I invite Dad to look at the house, and his reaction cracks
me up, it's so typical. He says, "It's pretty but why did you
make it so far from town?" !! I say, "Dad, there's no distance
here!" and get a sense of him being embarrassed at being caught
being "practical" out of habit.
Ran out of time. But I figure, I'll be back.
At supper, I eat alone, trying to figure out how to get at
this overwhelming sorrow that is just over my horizon. Just as
the meal is over, "J" leaves her table, gets a cup of coffee, and
comes to my table and asks if she could join me. I had been
praying that she would, but could not have asked her to. She asks
to hear the rest of the story and told me some more of hers. (She
herself had been a Jewish woman who killed her own children to
save them from the Nazis, including a daughter named Katherine;
hearing the name Katerina gave her a start.) Talking to her
helps, but I can go only so far.
Then we meet at David Francis Hall and the first thing was
doing another healing circle.

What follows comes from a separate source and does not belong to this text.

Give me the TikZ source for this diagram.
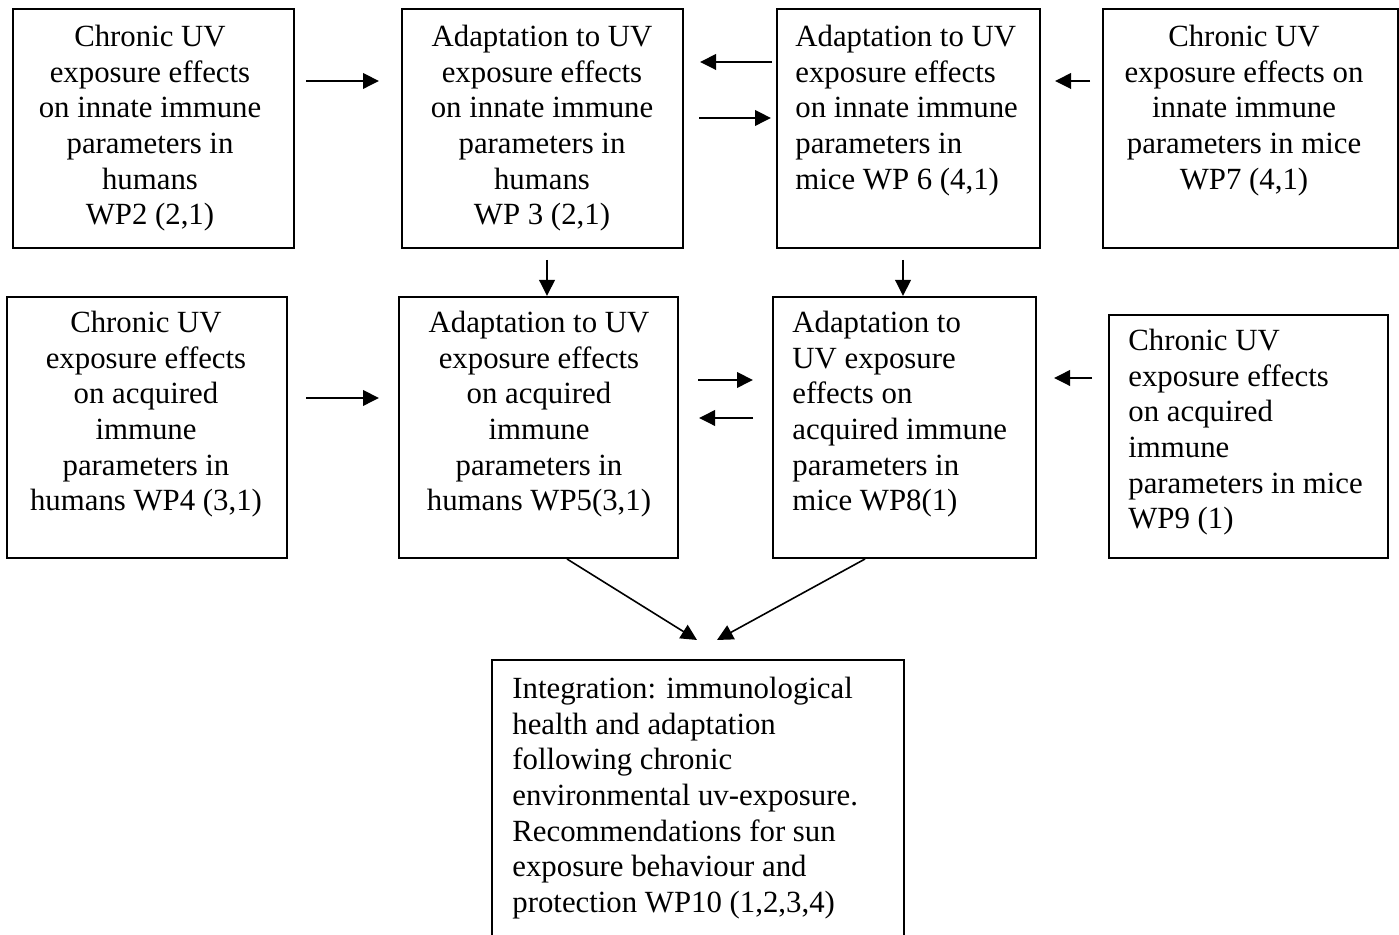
\documentclass[tikz,border=0pt]{standalone}
\usepackage{fontspec}
\setmainfont{Liberation Serif}
\usetikzlibrary{arrows.meta,calc}

\tikzset{
    wpbox/.style={draw, line width=1pt, inner sep=0pt, anchor=north west},
    wptext/.style={inner sep=0pt, align=center, anchor=north, font=\fontsize{15.4}{17.8}\selectfont},
    wpleft/.style={wptext, align=left, anchor=north west},
    arr/.style={line width=0.8pt, -{Triangle[length=8pt,width=7.8pt]}}
}

\begin{document}
\begin{tikzpicture}[x=0.5pt, y=-0.5pt]

    \useasboundingbox (0,0) rectangle (1399,935);

    \node[wpbox, minimum width=140.5pt, minimum height=119.5pt] (a) at (12,8) {};
    \node[wpbox, minimum width=140.5pt, minimum height=119.5pt] (b) at (401,8) {};
    \node[wpbox, minimum width=131.5pt, minimum height=119.5pt] (c) at (776,8) {};
    \node[wpbox, minimum width=147.5pt, minimum height=119.5pt] (d) at (1102,8) {};
    \node[wpbox, minimum width=140pt, minimum height=130.5pt] (e) at (6,296) {};
    \node[wpbox, minimum width=139.5pt, minimum height=130.5pt] (f) at (398,296) {};
    \node[wpbox, minimum width=131.5pt, minimum height=130.5pt] (g) at (772,296) {};
    \node[wpbox, minimum width=139.5pt, minimum height=121.5pt] (h) at (1108,314) {};
    \node[wpbox, minimum width=206pt, minimum height=143pt] (i) at (491,659) {};

    \node[wptext] (a-txt) at (150,25) {Chronic UV\\exposure effects\\on innate immune\\parameters in\\humans\\WP2 (2,1)};
    \node[wptext] (b-txt) at (542,25) {Adaptation to UV\\exposure effects\\on innate immune\\parameters in\\humans\\WP 3 (2,1)};
    \node[wpleft] (c-txt) at (795,25) {Adaptation to UV\\exposure effects\\on innate immune\\parameters in\\mice WP 6 (4,1)};
    \node[wptext] (d-txt) at (1244,25) {Chronic UV\\exposure effects on\\innate immune\\parameters in mice\\WP7 (4,1)};
    \node[wptext] (e-txt) at (146,311) {Chronic UV\\exposure effects\\on acquired\\immune\\parameters in\\humans WP4 (3,1)};
    \node[wptext] (f-txt) at (539,311) {Adaptation to UV\\exposure effects\\on acquired\\immune\\parameters in\\humans WP5(3,1)};
    \node[wpleft] (g-txt) at (792,311) {Adaptation to\\UV exposure\\effects on\\acquired immune\\parameters in\\mice WP8(1)};
    \node[wpleft] (h-txt) at (1128,329) {Chronic UV\\exposure effects\\on acquired\\immune\\parameters in mice\\WP9 (1)};
    \node[wpleft] (i-txt) at (512,677) {Integration: immunological\\health and adaptation\\following chronic\\environmental uv-exposure.\\Recommendations for sun\\exposure behaviour and\\protection WP10 (1,2,3,4)};

    \draw[arr] ($(a.north east)+(11,73)$) -- ($(b.north west)+(-22,73)$);
    \draw[arr] ($(c.north west)+(-4,54)$) -- ($(b.north east)+(16,54)$);
    \draw[arr] ($(b.north east)+(15,110)$) -- ($(c.north west)+(-5,110)$);
    \draw[arr] ($(d.north west)+(-12,73)$) -- ($(c.north east)+(14,73)$);
    \draw[arr] ($(b.south west)+(146,11)$) -- ($(f.north west)+(149,0)$);
    \draw[arr] ($(c.south west)+(127,11)$) -- ($(g.north west)+(131,0)$);
    \draw[arr] ($(e.north east)+(18,102)$) -- ($(f.north west)+(-19,102)$);
    \draw[arr] ($(f.north east)+(19,84)$) -- ($(g.north west)+(-19,84)$);
    \draw[arr] ($(g.north west)+(-19,122)$) -- ($(f.north east)+(20,122)$);
    \draw[arr] ($(h.north west)+(-16,64)$) -- ($(g.north east)+(17,82)$);
    \draw[arr] ($(f.south west)+(169,0)$) -- ($(i.north west)+(206,-19)$);
    \draw[arr] ($(g.south west)+(93,0)$) -- ($(i.north west)+(226,-19)$);

\end{tikzpicture}
\end{document}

I ask for healing for myself this
time. "J" says she was going to ask for it for me if I hadn't;
says I took better care of myself than she did of herself. No
immediately perceptible results, unless you count the results all
night. After the healing circle (and a wonderful film of dolphins
playing, jumping, diving, doing somersaults, etc.) a movie, a
fluffy Hollywood thing called "Defending Your Life."
We emerge from the hall to a phenomenally clear starry
night. Awesomely clear. I go prowling around in the darkness,
looking for greater darkness, away from the lights of the
building. In the dark I find the picnic table I'd been looking
for -- find "R" lying on it, silently absorbed in it all. Prowl
around some more after a while, trying to will my internal demons
into coming where they could be dealt with. I wander to another
picnic table and find "V", who had earlier expressed interest in
looking at it all with me. He reminds me strongly of a friend I
had long ago. When I mentioned Ed's name a while ago he said,
feelingly, "he is a great man." "S" comes by and shows us many
stars like Vega and constellations like Scorpius and the Northern
Cross, a great gift. (For instance I never could figure out how
we can both see the Milky Way and be in it -- and he explained it
without my asking, by saying we see another arm, the arm next
farther in -- and pointed toward the center of the galaxy.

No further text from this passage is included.